Положив телефон на консоль, бездумно, как ему казалось, уставился на серую полосу дороги, утекавшую под машину. Деревья на обочине создавали иллюзию, что вот-вот шваркнут ветками ему по локтям, словно он протискивался сквозь чащу леса. Так узко и тесно ему стало.
Глава XV
Яркое солнце не грело. Ветер пронизывал тех, кто не позаботился накинуть куртку или хотя бы что-нибудь лёгкое. Каждый следующий день осени приносил всё больше и больше свежести.
– На кладбище зябко при такой погоде, – предположила немолодая женщина.
В ответ ей собеседница согласно подытожила:
– Солнце светит бескровно, не греет. Ветер разгуляется – молодым несдобровать. Глянь! Не беспокоятся о своём здоровье.
– Дело молодое. У них другие заботы, – жалеючи, снова внесла лепту первая.
К кому она проявила жалость, непонятно. К себе, забежавшей вперёд на несколько десятков лет, либо к ним, не понимающих бесполезность суеты.
Во дворе дома толпился народ. Образовывались кучки по несколько человек. Хорошо одетые, в смысле дорого, напротив, стояли уединённо и не спешили подойти и поздороваться, если вдруг и замечали знакомых. Пока процессия движется, время ещё будет.
Тарас стоял, как памятник, в образе деляги. Он выбрал место на бугорке. Суровое лицо застыло в неприступности, непривычной для тех, кто его знал. Джинсы, обтягивающая, сильно приталенная чёрная рубашка с редкой продольной полоской из люрекса. Ноги широко расставлены, руки в карманах, локти разнеслись по сторонам.
Рядом с ним, скрестив руки на груди и обхватив себя ладонями, как будто удивляясь происходящему, стоял Алексей Рязанцев. На нём была куртка, и он не думал о прохладном ветре. Ему было комфортно.
Тарас и Рязанцев негромко беседовали. Друг на друга они не смотрели, и когда кто-нибудь из них шевелил губами, могло показаться, что они по очереди произносят слова молитвы. Приличие обязывало.
– Тарас, – произнёс Алексей отчётливым тоном чуть громче, чтобы привлечь внимание собеседника, – смотри, все должники, как пчёлы на мёд.

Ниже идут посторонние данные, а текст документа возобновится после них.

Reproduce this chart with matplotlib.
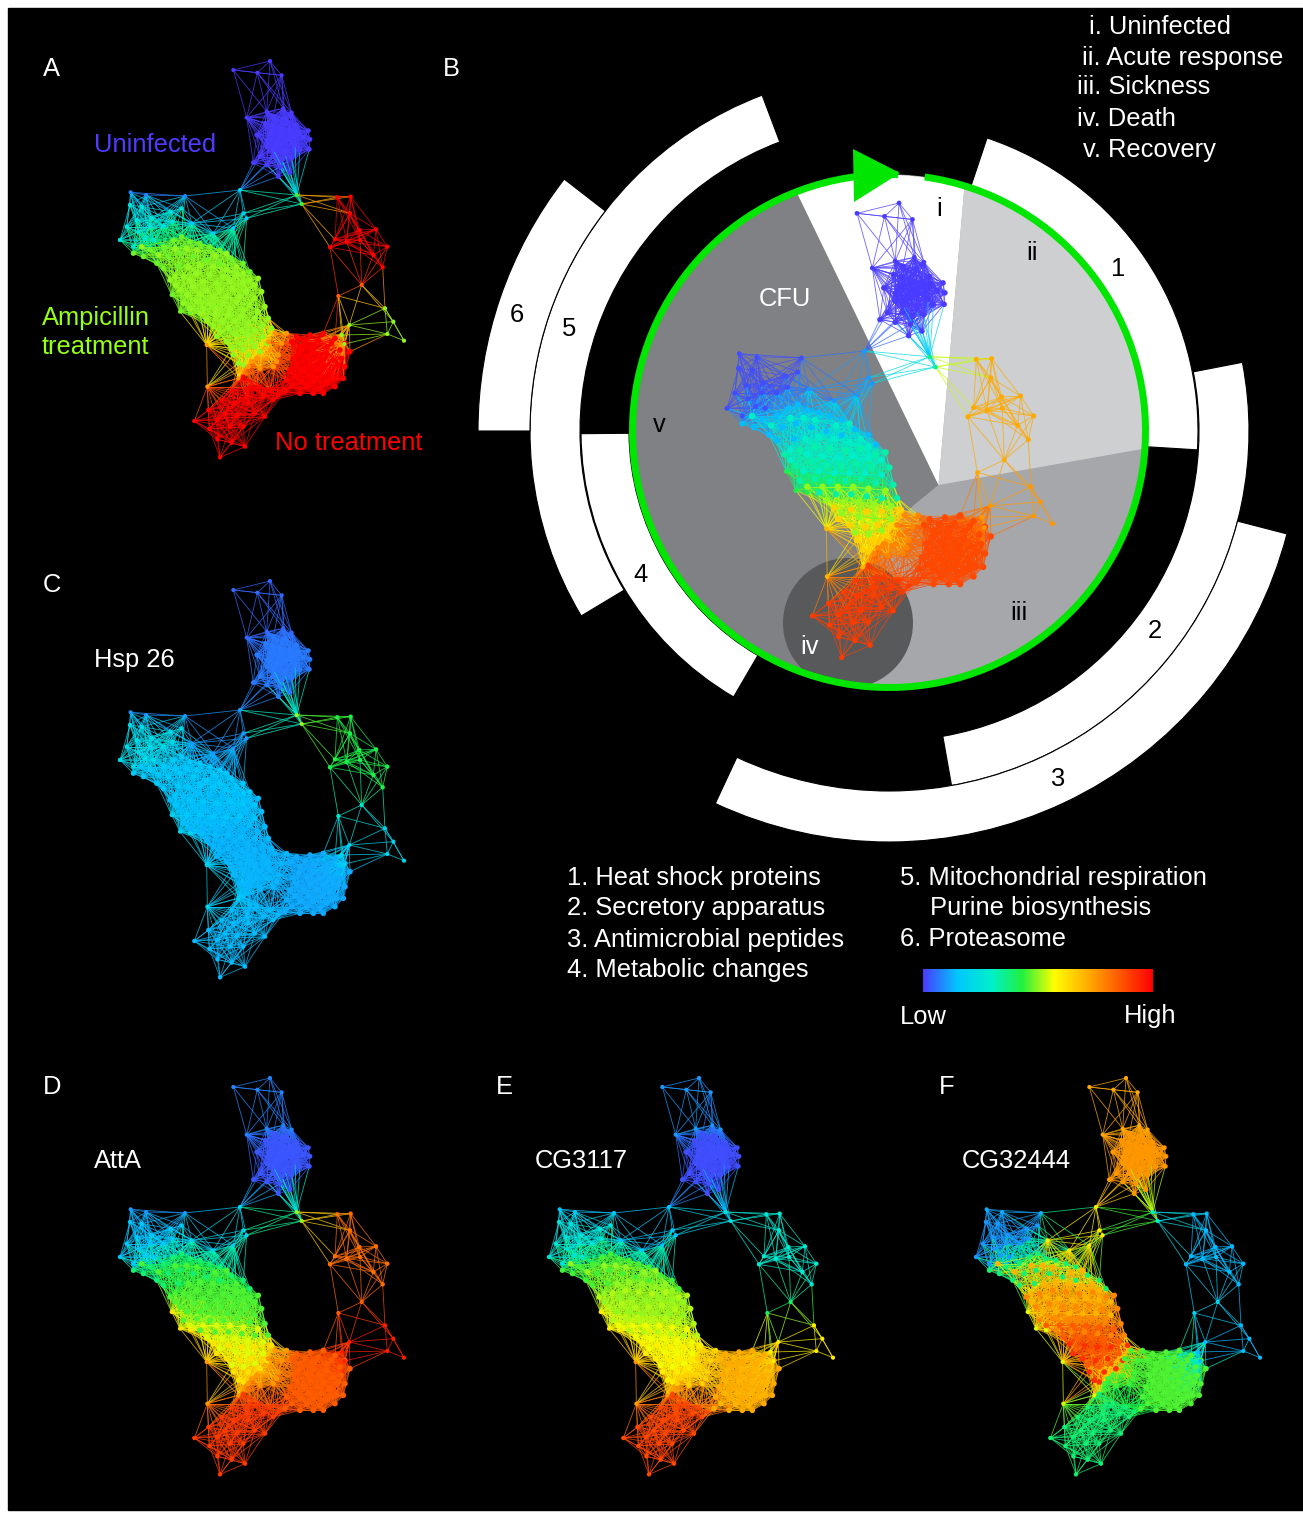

Тарас глазами повёл в его сторону.
– Сергей – он словно спохватился и ожившим взглядом показал, куда следует обратить внимание. – В кепке, с усами. Видишь? Надо же! Тот во Владимирский карьер деньги бухнул. У Семёна много занял. Сейчас почти три года, как не отдаёт. Сначала щебёнкой отдавал. Потом тендер с этим карьером другому достался. И всё, конец.
Рязанцев с удовольствием делился информацией, о которой Тарас и не слыхивал. Ну, может, случайно слухи доходили иногда.
Медленно обводя глазами двор и тщательно всматривался в лица, Рязанцев надеялся увидеть ещё знакомых. Несколько минут назад он уже заметил знакомое лицо, но не мог припомнить, где его видел. Сейчас он отыскивал его. Пока делился новостями вспомнил, о чём поспешил поведать другу. Но потерял из вида того, о ком начал рассказывать.